Working from the top of the listing below, retype each line through the line containing "let myChart = echarts.init(document.getElementById('chart'))", both included, with no pictures.

**Provided data:**
* * *

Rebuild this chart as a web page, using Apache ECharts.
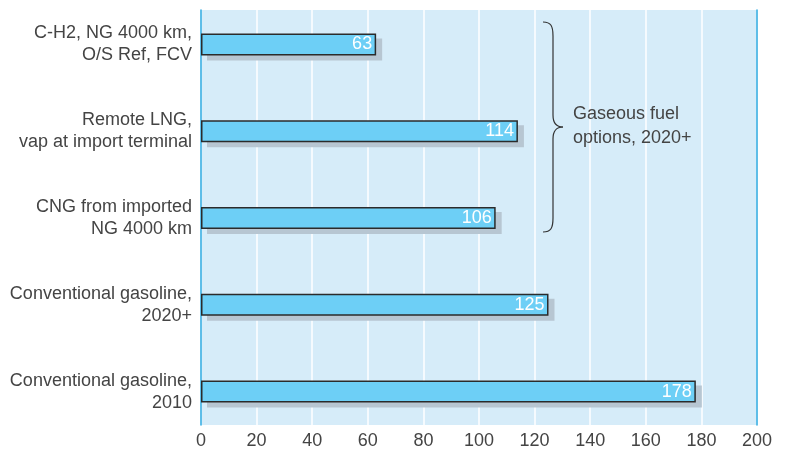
<!DOCTYPE html>
<html>
<head>
<meta charset="utf-8">
<script src="https://cdn.jsdelivr.net/npm/echarts@6/dist/echarts.min.js"></script>
<style>
  html, body { margin: 0; padding: 0; background: #fff; }
  #chart { width: 785px; height: 450px; }
</style>
</head>
<body>
<div id="chart"></div>
<script>
// categories top to bottom
const categories = [
  'C-H2, NG 4000 km,\nO/S Ref, FCV',
  'Remote LNG,\nvap at import terminal',
  'CNG from imported\nNG 4000 km',
  'Conventional gasoline,\n2020+',
  'Conventional gasoline,\n2010'
]
const values = [63, 114, 106, 125, 178]
const xTicks = [0, 20, 40, 60, 80, 100, 120, 140, 160, 180, 200]
const braceText = 'Gaseous fuel\noptions, 2020+'

const font = 'Liberation Sans'
const textColor = '#444'

let myChart = echarts.init(document.getElementById('chart'))

// brace for the gaseous group, built from curve pieces
const bx = 543, by0 = 22, by1 = 232, bm = 127
const braceStyle = { stroke: '#333', lineWidth: 1.2, fill: null }
const curve = (x1, y1, c1x, c1y, c2x, c2y, x2, y2) => ({
  type: 'bezierCurve', z: 10, style: braceStyle,
  shape: { x1: x1, y1: y1, cpx1: c1x, cpy1: c1y, cpx2: c2x, cpy2: c2y, x2: x2, y2: y2 }
})
const seg = (x1, y1, x2, y2) => ({
  type: 'line', z: 10, style: braceStyle, shape: { x1: x1, y1: y1, x2: x2, y2: y2 }
})
const brace = [
  curve(bx, by0, bx + 8, by0, bx + 10, by0 + 4, bx + 10, by0 + 14),
  seg(bx + 10, by0 + 14, bx + 10, bm - 12),
  curve(bx + 10, bm - 12, bx + 10, bm - 4, bx + 14, bm, bx + 20, bm),
  curve(bx + 20, bm, bx + 14, bm, bx + 10, bm + 4, bx + 10, bm + 12),
  seg(bx + 10, bm + 12, bx + 10, by1 - 14),
  curve(bx + 10, by1 - 14, bx + 10, by1 - 4, bx + 8, by1, bx, by1)
]

myChart.setOption({
  animation: false,
  textStyle: { fontFamily: font },
  grid: [
    // background / value axis grid
    { left: 201, right: 28, top: 10, bottom: 25, show: true, backgroundColor: '#d6ecf9', borderWidth: 0 },
    // bars grid
    { left: 201, right: 28, top: 1, bottom: 15 },
    // drop shadow grid, shifted right and down
    { left: 207, right: 22, top: 6, bottom: 10 }
  ],
  xAxis: [
    {
      gridIndex: 0, type: 'value', min: xTicks[0], max: xTicks[xTicks.length - 1], interval: 20,
      axisLine: { show: false }, axisTick: { show: false },
      splitLine: { show: true, lineStyle: { color: '#fff', width: 1.5 } },
      axisLabel: { color: textColor, fontSize: 18, margin: 7, fontFamily: font }
    },
    { gridIndex: 1, type: 'value', min: 0, max: 200, show: false },
    { gridIndex: 2, type: 'value', min: 0, max: 200, show: false }
  ],
  yAxis: [
    {
      gridIndex: 0, type: 'value', position: 'left', min: 0, max: 1,
      axisLabel: { show: false }, axisTick: { show: false }, splitLine: { show: false },
      axisLine: { show: true, lineStyle: { color: '#2aa9e0', width: 1.5 } }
    },
    {
      gridIndex: 0, type: 'value', position: 'right', min: 0, max: 1,
      axisLabel: { show: false }, axisTick: { show: false }, splitLine: { show: false },
      axisLine: { show: true, lineStyle: { color: '#2aa9e0', width: 1.5 } }
    },
    {
      gridIndex: 1, type: 'category', data: categories, inverse: true,
      axisLine: { show: false }, axisTick: { show: false }, splitLine: { show: false },
      axisLabel: { color: textColor, fontSize: 18, lineHeight: 22, margin: 9, align: 'right', fontFamily: font }
    },
    { gridIndex: 2, type: 'category', data: categories, inverse: true, show: false }
  ],
  series: [
    {
      // shadow
      type: 'bar',
      xAxisIndex: 2,
      yAxisIndex: 3,
      data: values,
      barWidth: 22,
      z: 2,
      silent: true,
      itemStyle: { color: '#b7c6d2' }
    },
    {
      type: 'bar',
      xAxisIndex: 1,
      yAxisIndex: 2,
      data: values,
      barWidth: 22,
      z: 3,
      itemStyle: {
        color: '#6dcff6',
        borderColor: '#2b2b2b',
        borderWidth: 1.5
      },
      label: {
        show: true,
        position: 'insideRight',
        distance: 4,
        color: '#fff',
        fontSize: 18,
        fontFamily: font
      }
    }
  ],
  graphic: brace.concat([
    {
      type: 'text',
      left: 573,
      top: 102,
      z: 10,
      style: { text: braceText, fill: textColor, font: '18px ' + font, lineHeight: 24 }
    }
  ])
})
</script>
</body>
</html>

* * *

**Written reply:**
Rebuild this chart as a web page, using Apache ECharts.
<!DOCTYPE html>
<html>
<head>
<meta charset="utf-8">
<script src="https://cdn.jsdelivr.net/npm/echarts@6/dist/echarts.min.js"></script>
<style>
  html, body { margin: 0; padding: 0; background: #fff; }
  #chart { width: 785px; height: 450px; }
</style>
</head>
<body>
<div id="chart"></div>
<script>
// categories top to bottom
const categories = [
  'C-H2, NG 4000 km,\nO/S Ref, FCV',
  'Remote LNG,\nvap at import terminal',
  'CNG from imported\nNG 4000 km',
  'Conventional gasoline,\n2020+',
  'Conventional gasoline,\n2010'
]
const values = [63, 114, 106, 125, 178]
const xTicks = [0, 20, 40, 60, 80, 100, 120, 140, 160, 180, 200]
const braceText = 'Gaseous fuel\noptions, 2020+'

const font = 'Liberation Sans'
const textColor = '#444'

let myChart = echarts.init(document.getElementById('chart'))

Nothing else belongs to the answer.